### Work to be completed
Starting with the first line of the data below, copy each line up to and including the one containing "y_ticks = list(range(10, 21))". Pictures stay out.

### Material provided

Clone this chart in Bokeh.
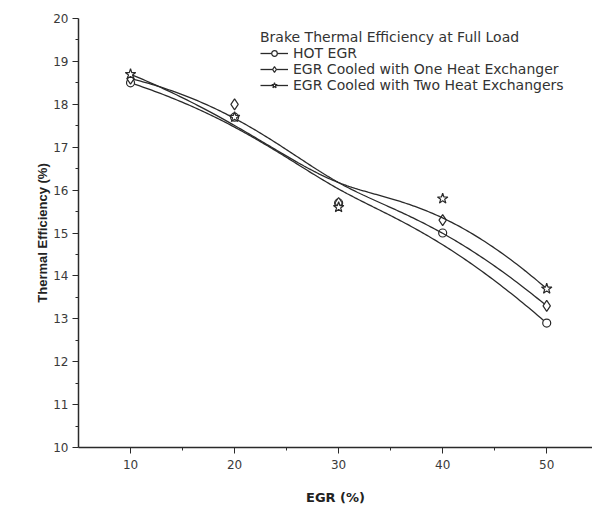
import numpy as np
from bokeh.plotting import figure
from bokeh.models import Range1d, Legend, LegendItem, FixedTicker
from bokeh.embed import file_html
from bokeh.resources import INLINE

# ---- data ----
egr = [10, 20, 30, 40, 50]
hot_egr = [18.5, 17.7, 15.7, 15.0, 12.9]
one_hx = [18.6, 18.0, 15.7, 15.3, 13.3]
two_hx = [18.7, 17.7, 15.6, 15.8, 13.7]
series_names = ["HOT EGR",
                "EGR Cooled with One Heat Exchanger",
                "EGR Cooled with Two Heat Exchangers"]
legend_title = "Brake Thermal Efficiency at Full Load"
x_ticks = [10, 20, 30, 40, 50]
y_ticks = list(range(10, 21))


def bspline(xs, ys, n=200, k=3):
    """Clamped uniform B-spline through control points (smoothed connection)."""
    P = np.column_stack([xs, ys]).astype(float)
    m = len(P)
    inner = np.linspace(0, 1, m - k + 1)
    knots = np.concatenate([[0.0] * k, inner, [1.0] * k])
    out = []
    for t in np.linspace(0, 1, n):
        s = m - 1 if t >= 1 else int(np.searchsorted(knots, t, side="right") - 1)
        d = [P[j + s - k].copy() for j in range(k + 1)]
        for r in range(1, k + 1):
            for j in range(k, r - 1, -1):
                i = j + s - k
                den = knots[j + 1 + s - r] - knots[i]
                a = 0.0 if den == 0 else (t - knots[i]) / den
                d[j] = (1 - a) * d[j - 1] + a * d[j]
        out.append(d[k])
    out = np.array(out)
    return out[:, 0], out[:, 1]


FONT = "DejaVu Sans"
INK = "#2a2a2a"

p = figure(width=592, height=513, output_backend="svg", toolbar_location=None,
           x_range=Range1d(5, 54.4), y_range=Range1d(10, 20),
           min_border_left=78, min_border_right=0, min_border_top=18,
           min_border_bottom=66)
p.outline_line_color = None
p.grid.visible = False
p.background_fill_color = "white"
p.border_fill_color = "white"

p.xaxis.ticker = FixedTicker(ticks=x_ticks, minor_ticks=[15, 25, 35, 45])
p.yaxis.ticker = FixedTicker(ticks=y_ticks, minor_ticks=[v + 0.5 for v in y_ticks[:-1]])
for ax in (p.xaxis, p.yaxis):
    ax.axis_line_color = INK
    ax.axis_line_width = 1.5
    ax.major_tick_line_color = INK
    ax.minor_tick_line_color = INK
    ax.major_tick_in = 0
    ax.major_tick_out = 6
    ax.minor_tick_in = 0
    ax.minor_tick_out = 3
    ax.major_label_text_font = FONT
    ax.major_label_text_font_size = "12px"
    ax.major_label_text_color = "#3a3a3a"
    ax.axis_label_text_font_style = "bold"
    ax.axis_label_text_font_size = "13px"
    ax.axis_label_text_color = "#222222"
p.xaxis.axis_label = "EGR (%)"
p.yaxis.axis_label = "Thermal Efficiency (%)"
p.xaxis.axis_label_text_font = "DejaVu Sans"
p.yaxis.axis_label_text_font = "Liberation Sans"
p.xaxis.axis_label_standoff = 18
p.yaxis.axis_label_standoff = 0
p.xaxis.major_label_standoff = 6
p.yaxis.major_label_standoff = 4

items = []
markers = ["circle", "diamond", "star"]
sizes = [8, 11, 11]
for name, ys, mk, sz in zip(series_names, [hot_egr, one_hx, two_hx], markers, sizes):
    cx, cy = bspline(egr, ys)
    lr = p.line(cx, cy, line_color=INK, line_width=1.3)
    sr = p.scatter(egr, ys, marker=mk, size=sz, line_color=INK, line_width=1.2,
                   fill_color="white")
    items.append(LegendItem(label=name, renderers=[lr, sr]))

legend = Legend(items=items, location=(182, 354), title=legend_title)
legend.title_text_font = FONT
legend.title_text_font_size = "14px"
legend.title_text_font_style = "normal"
legend.title_text_color = "#333333"
legend.title_standoff = 0
legend.label_text_font = FONT
legend.label_text_font_size = "14px"
legend.label_text_color = "#333333"
legend.label_height = 14
legend.glyph_height = 14
legend.glyph_width = 28
legend.label_standoff = 5
legend.spacing = 0
legend.padding = 2
legend.margin = 0
legend.border_line_color = None
legend.background_fill_alpha = 0
p.add_layout(legend)

open("out.html", "w").write(file_html(p, INLINE))
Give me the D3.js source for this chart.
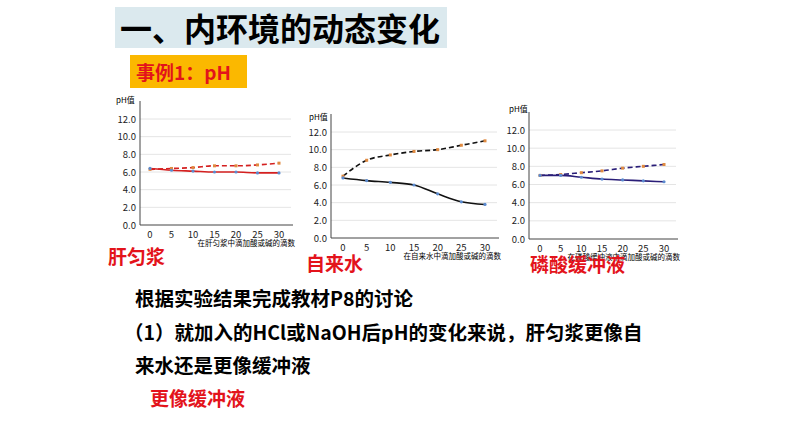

### Output below
Clone this chart in Bokeh.
import numpy as np
from bokeh.plotting import figure
from bokeh.models import Range1d, Legend, LegendItem, FixedTicker
from bokeh.embed import file_html
from bokeh.resources import INLINE

# ---- data ----
egr = [10, 20, 30, 40, 50]
hot_egr = [18.5, 17.7, 15.7, 15.0, 12.9]
one_hx = [18.6, 18.0, 15.7, 15.3, 13.3]
two_hx = [18.7, 17.7, 15.6, 15.8, 13.7]
series_names = ["HOT EGR",
                "EGR Cooled with One Heat Exchanger",
                "EGR Cooled with Two Heat Exchangers"]
legend_title = "Brake Thermal Efficiency at Full Load"
x_ticks = [10, 20, 30, 40, 50]
y_ticks = list(range(10, 21))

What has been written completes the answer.